William Hesthal: In the auditorium. There are three. It’s one of the three. There’s a main room, the Pacific Auditorium. You know, those big rooms on each side.
Mary Fuller McChesney: Do you remember what the design was?
William Hesthal: Something about the history of California. Nothing small or modest about our projects in those days.
Mary Fuller McChesney: Was this to be a mosaic or fresco?
William Hesthal: No, it was to be painted. That was an enormous thing. I can’t even remember the end of it.
Mary Fuller McChesney: Was there much contact as far as you recall between the Artists project and the Writers project in San Francisco?
William Hesthal: Well, you know as individuals there was. I don’t think there was any official contact. As I remember it, we were all milling about. We saw each other all the time.
Mary Fuller McChesney: There was never any collaboration, though, as far as any projects?
William Hesthal: Well, in that Artists and Writers Union – who’s the stout fellow that died... Dr. Sharp. Do you remember him? He was quite active at the time.
Robert McChesney: Dr. Sharp?
William Hesthal: Yes, he was stout.
Robert McChesney: Oh, Ray Strong was on the project.
William Hesthal: Yes, Ray Strong. He may be here in Santa Barbara now. Or up north again. He seems to come and go.
Mary Fuller McChesney: Who was this Dr. Sharp you mentioned? Is he an artist, too?
William Hesthal: No, he was an intellectual, shall we say. He was a very brilliant man. He later had a big government job, something to do with the State Bureau of Statistics. He wasn’t a phony. He was a knowledgeable man and an idealistic man who was involved in this.
Mary Fuller McChesney: This is the Artists-Writers Union?
William Hesthal: Yes.
Robert McChesney: I don’t remember that at all. I guess that was before my time.
William Hesthal: In whose studio did we have those meetings there in on Montgomery Street? Was it Piazzoni’s studio?
Robert McChesney: When I first became acquainted with the Artist Union, that was after they had split from the writers.
William Hesthal: Oh, this was before. I quit later. These were the organizational meetings, as I remember, and I think they were in Piazzoni’s studio. It was in that building anyway where Piazzoni had his.
Robert McChesney: The Artists Union itself, I think, met in Ray Strong’s studio.
William Hesthal: I probably didn’t go to those. I became disenchanted with it before then.
Mary Fuller McChesney: It never had much influence on the course of the project though?
William Hesthal: No.
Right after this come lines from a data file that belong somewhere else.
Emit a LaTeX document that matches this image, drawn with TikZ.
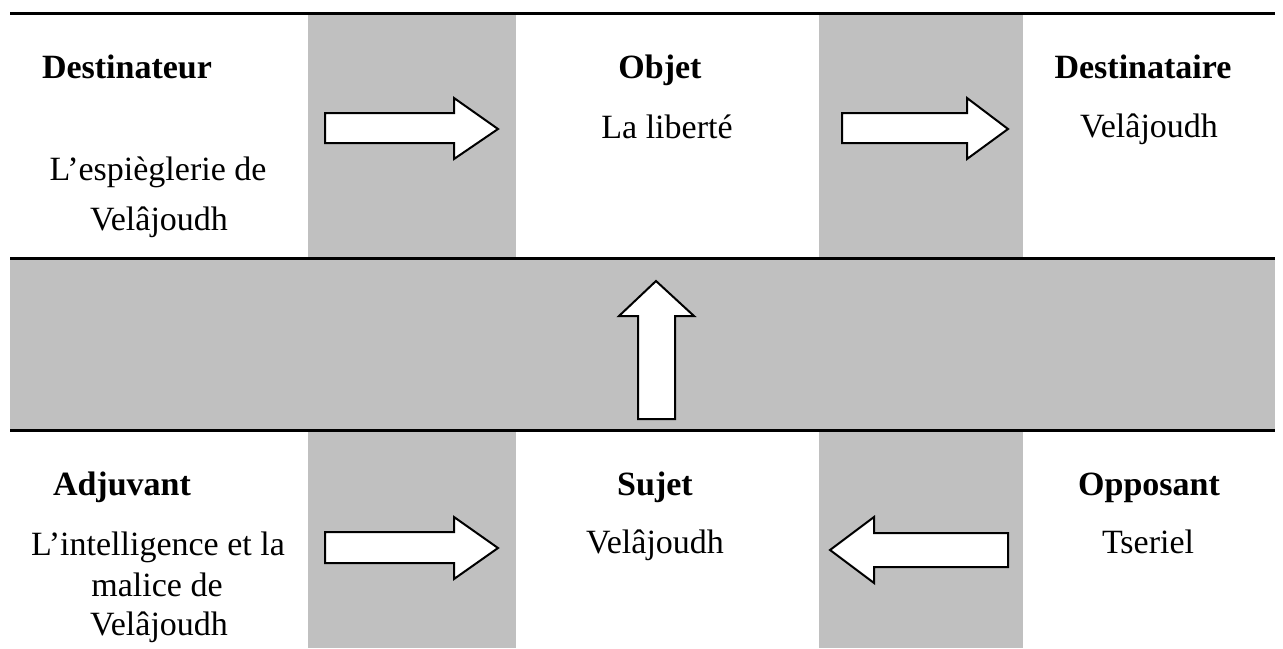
\documentclass[tikz,border=0pt]{standalone}
\usepackage{fontspec}
\setmainfont{Liberation Serif}
\definecolor{band}{HTML}{C0C0C0}

\begin{document}
\begin{tikzpicture}[x=0.5pt, y=-0.5pt,
    role/.style={anchor=base, font=\fontsize{17}{20}\selectfont\bfseries},
    actor/.style={anchor=base, font=\fontsize{17}{20}\selectfont, align=center},
    blockarrow/.style={draw, fill=white, line width=1pt},
    rule/.style={line width=1.5pt}]
      \useasboundingbox (0,0) rectangle (1283,648);
      % grey columns and middle band
      \fill[band] (308,13) rectangle (516,648);
      \fill[band] (819,13) rectangle (1023,648);
      \fill[band] (10,258) rectangle (1275,430);
      \draw[rule] (10,13) -- (1275,13);
      \draw[rule] (10,258) -- (1275,258);
      \draw[rule] (10,430) -- (1275,430);

      % top row
      \node[role] (destinateur) at (127,78) {Destinateur};
      \node[actor] (espieglerie) at (158,180) {L’espièglerie de};
      \node[actor] (velajoudh1) at (159,230) {Velâjoudh};
      \node[role] (objet) at (660,78) {Objet};
      \node[actor] (liberte) at (667,138) {La liberté};
      \node[role] (destinataire) at (1143,78) {Destinataire};
      \node[actor] (velajoudh2) at (1149,137) {Velâjoudh};

      % bottom row
      \node[role] (adjuvant) at (122,495) {Adjuvant};
      \node[actor] (intelligence) at (158,555) {L’intelligence et la};
      \node[actor] (malice) at (157,596) {malice de};
      \node[actor] (velajoudh3) at (159,635) {Velâjoudh};
      \node[role] (sujet) at (655,495) {Sujet};
      \node[actor] (velajoudh4) at (655,553) {Velâjoudh};
      \node[role] (opposant) at (1149,495) {Opposant};
      \node[actor] (tseriel) at (1148,553) {Tseriel};

      % block arrows
      \draw[blockarrow] (325,113) -- (454,113) -- (454,98) -- (498,129)
        -- (454,159) -- (454,143) -- (325,143) -- cycle;
      \draw[blockarrow] (842,113) -- (967,113) -- (967,98) -- (1008,129)
        -- (967,159) -- (967,143) -- (842,143) -- cycle;
      \draw[blockarrow] (638,419) -- (638,316) -- (619,316) -- (656,281)
        -- (694,316) -- (675,316) -- (675,419) -- cycle;
      \draw[blockarrow] (325,532) -- (454,532) -- (454,517) -- (498,548)
        -- (454,579) -- (454,563) -- (325,563) -- cycle;
      \draw[blockarrow] (1008,533) -- (874,533) -- (874,517) -- (830,550)
        -- (874,583) -- (874,567) -- (1008,567) -- cycle;
\end{tikzpicture}
\end{document}
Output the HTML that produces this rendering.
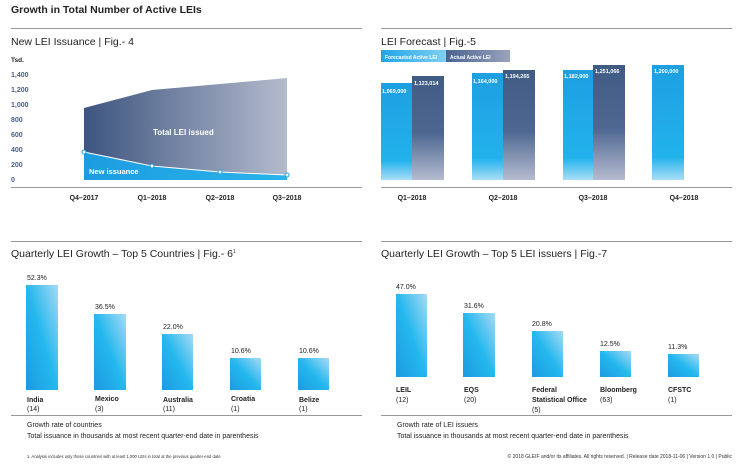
<!DOCTYPE html>
<html><head><meta charset="utf-8"><style>
html,body{margin:0;padding:0;background:#fff;}
svg{display:block;font-family:"Liberation Sans",sans-serif;}
</style></head><body>
<svg width="750" height="472" viewBox="0 0 750 472" xmlns="http://www.w3.org/2000/svg">
<defs>
<linearGradient id="tot" x1="0" y1="0" x2="1" y2="0"><stop offset="0" stop-color="#3d5580"/><stop offset="1" stop-color="#b4bbcd"/></linearGradient>
<linearGradient id="nw" x1="0" y1="0" x2="1" y2="0"><stop offset="0" stop-color="#1c9ce0"/><stop offset="1" stop-color="#2ab3ea"/></linearGradient>
<linearGradient id="fc" x1="0" y1="0" x2="0" y2="1"><stop offset="0" stop-color="#1d9fe2"/><stop offset="0.8" stop-color="#22b2ec"/><stop offset="1" stop-color="#a9def6"/></linearGradient>
<linearGradient id="ac" x1="0" y1="0" x2="0" y2="1"><stop offset="0" stop-color="#405b84"/><stop offset="0.55" stop-color="#4d6791"/><stop offset="1" stop-color="#b5bbd0"/></linearGradient>
<linearGradient id="gb" x1="0" y1="1" x2="1" y2="0"><stop offset="0" stop-color="#1c9ae0"/><stop offset="0.5" stop-color="#24b8ee"/><stop offset="1" stop-color="#a7daf4"/></linearGradient>
<linearGradient id="lf" x1="0" y1="0" x2="1" y2="0"><stop offset="0" stop-color="#22a5e6"/><stop offset="1" stop-color="#7fcff2"/></linearGradient>
<linearGradient id="la" x1="0" y1="0" x2="1" y2="0"><stop offset="0" stop-color="#4a6390"/><stop offset="1" stop-color="#9aa3bd"/></linearGradient>
</defs>
<text x="11" y="13" font-size="10.5" font-weight="bold" fill="#222">Growth in Total Number of Active LEIs</text>
<g stroke="#999" stroke-width="1">
<line x1="11" y1="28.5" x2="362" y2="28.5"/><line x1="381" y1="28.5" x2="732" y2="28.5"/>
<line x1="11" y1="187.5" x2="362" y2="187.5"/><line x1="381" y1="187.5" x2="732" y2="187.5"/>
<line x1="11" y1="241.5" x2="362" y2="241.5"/><line x1="381" y1="241.5" x2="732" y2="241.5"/>
<line x1="11" y1="415.5" x2="362" y2="415.5"/><line x1="381" y1="415.5" x2="732" y2="415.5"/>
</g>
<text x="11" y="45" font-size="10.5" fill="#222">New LEI Issuance  |  Fig.- 4</text>
<text x="11" y="62" font-size="6.5" font-weight="bold" fill="#222">Tsd.</text>
<g font-size="7" font-weight="bold" fill="#4a5e86">
<text x="11" y="77">1,400</text><text x="11" y="92">1,200</text><text x="11" y="107">1,000</text><text x="11" y="122">800</text><text x="11" y="137">600</text><text x="11" y="152">400</text><text x="11" y="167">200</text><text x="11" y="182">0</text></g>
<polygon points="84,108 152,90 220,84 287,78 287,180 84,180" fill="url(#tot)"/>
<polygon points="84,152 152,166 220,172 287,175 287,180 84,180" fill="url(#nw)"/>
<polyline points="84,152 152,166 220,172 287,175" fill="none" stroke="#fff" stroke-width="1"/>
<g fill="#fff" stroke="#1c9ce0" stroke-width="1"><circle cx="84" cy="152" r="2"/><circle cx="152" cy="166" r="2"/><circle cx="220" cy="172" r="2"/><circle cx="287" cy="175" r="2"/></g>
<text x="153" y="135" font-size="8" font-weight="bold" fill="#fff">Total LEI issued</text>
<text x="89" y="174" font-size="7.5" font-weight="bold" fill="#fff">New issuance</text>
<g font-size="7" font-weight="bold" fill="#222" text-anchor="middle">
<text x="84" y="200">Q4–2017</text><text x="152" y="200">Q1–2018</text><text x="220" y="200">Q2–2018</text><text x="287" y="200">Q3–2018</text></g>

<text x="381" y="45" font-size="10.5" fill="#222">LEI Forecast  |  Fig.-5</text>
<rect x="381" y="50" width="65" height="12" fill="url(#lf)"/><rect x="446" y="50" width="64" height="12" fill="url(#la)"/>
<text x="385" y="59" font-size="5" font-weight="bold" fill="#fff">Forecasted Active LEI</text>
<text x="450" y="59" font-size="5" font-weight="bold" fill="#fff">Actual Active LEI</text>
<rect x="381" y="83" width="31" height="97" fill="url(#fc)"/><rect x="412" y="76" width="32" height="104" fill="url(#ac)"/>
<rect x="472" y="73" width="31" height="107" fill="url(#fc)"/><rect x="503" y="70" width="32" height="110" fill="url(#ac)"/>
<rect x="563" y="70" width="30" height="110" fill="url(#fc)"/><rect x="593" y="65" width="32" height="115" fill="url(#ac)"/>
<rect x="652" y="65" width="32" height="115" fill="url(#fc)"/>
<g font-size="5.5" font-weight="bold" fill="#fff">
<text x="382" y="93">1,069,000</text><text x="414" y="85">1,123,014</text>
<text x="473" y="83">1,164,000</text><text x="505" y="78">1,194,265</text>
<text x="564" y="78">1,182,000</text><text x="595" y="73">1,251,066</text>
<text x="654" y="73">1,200,000</text></g>
<g font-size="7" font-weight="bold" fill="#222" text-anchor="middle">
<text x="412" y="200">Q1–2018</text><text x="503" y="200">Q2–2018</text><text x="593" y="200">Q3–2018</text><text x="684" y="200">Q4–2018</text></g>

<text x="11" y="257" font-size="10.5" fill="#222">Quarterly LEI Growth – Top 5 Countries  |  Fig.- 6<tspan font-size="5" dy="-4">1</tspan></text>
<g fill="url(#gb)">
<rect x="26" y="285" width="32" height="105"/><rect x="94" y="314" width="32" height="76"/><rect x="162" y="334" width="31" height="56"/><rect x="230" y="358" width="31" height="32"/><rect x="298" y="358" width="31" height="32"/></g>
<g font-size="7" fill="#222">
<text x="27" y="280">52.3%</text><text x="95" y="309">36.5%</text><text x="163" y="329">22.0%</text><text x="231" y="353">10.6%</text><text x="299" y="353">10.6%</text>
<g font-weight="bold"><text x="27" y="402">India</text><text x="95" y="401">Mexico</text><text x="163" y="402">Australia</text><text x="231" y="401">Croatia</text><text x="299" y="402">Belize</text></g>
<text x="27" y="411">(14)</text><text x="95" y="411">(3)</text><text x="163" y="411">(11)</text><text x="231" y="411">(1)</text><text x="299" y="411">(1)</text>
<text x="27" y="427">Growth rate of countries</text>
<text x="27" y="438">Total issuance in thousands at most recent quarter-end date in parenthesis</text></g>
<text x="27" y="458" font-size="4.2" fill="#333">1. Analysis includes only those countries with at least 1,000 LEIs in total at the previous quarter-end date</text>

<text x="381" y="257" font-size="10.5" fill="#222">Quarterly LEI Growth – Top 5 LEI issuers  |  Fig.-7</text>
<g fill="url(#gb)">
<rect x="396" y="294" width="31" height="83"/><rect x="463" y="313" width="32" height="64"/><rect x="532" y="331" width="31" height="46"/><rect x="600" y="351" width="31" height="26"/><rect x="668" y="354" width="31" height="23"/></g>
<g font-size="7" fill="#222">
<text x="396" y="289">47.0%</text><text x="464" y="308">31.6%</text><text x="532" y="326">20.8%</text><text x="600" y="346">12.5%</text><text x="668" y="349">11.3%</text>
<g font-weight="bold"><text x="396" y="392">LEIL</text><text x="464" y="392">EQS</text><text x="532" y="392">Federal</text><text x="532" y="402">Statistical Office</text><text x="600" y="392">Bloomberg</text><text x="668" y="392">CFSTC</text></g>
<text x="396" y="402">(12)</text><text x="464" y="402">(20)</text><text x="532" y="412">(5)</text><text x="600" y="402">(63)</text><text x="668" y="402">(1)</text>
<text x="397" y="427">Growth rate of LEI issuers</text>
<text x="397" y="438">Total issuance in thousands at most recent quarter-end date in parenthesis</text></g>
<text x="732" y="458" font-size="5" fill="#333" text-anchor="end">© 2018 GLEIF and/or its affiliates. All rights reserved.  |  Release date 2018-11-06  |  Version 1.0  |  Public</text>
</svg>
</body></html>
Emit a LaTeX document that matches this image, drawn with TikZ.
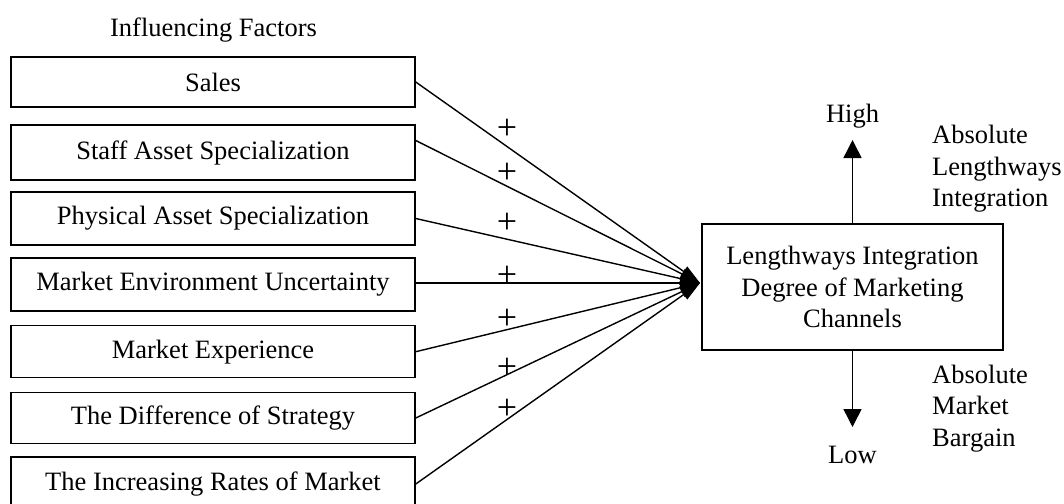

Well, wasn’t it at the time of “Of Thee I Sing” and all that kind of thing?
Mary Fuller McChesney: Well, curiously enough, in New York, they were extremely influential, the Artists-Writers Union in relation to the actual running of the project. Apparently that didn’t happen out here. Maybe there weren’t enough artists out here. There were 5,000 people in New York City on the projects.
William Hesthal: I really don’t know why it wasn’t more effective out here. Oh, in a sense it was effective because it turned in to Artists Equity, didn’t it eventually? This probably was the nucleus in the area. I remember people involved in that went on to Equity.
Robert McChesney: I imagine some of those people who were active in the Artists Union were active in Equity.
William Hesthal: Yes. It’s too bad this is necessary. This should all be in the records, you know.
Mary Fuller McChesney: Do you think we’ve covered it?
William Hesthal: As far as I’m concerned, yes.
Mary Fuller McChesney: Thank you very much for giving us the time for this interview.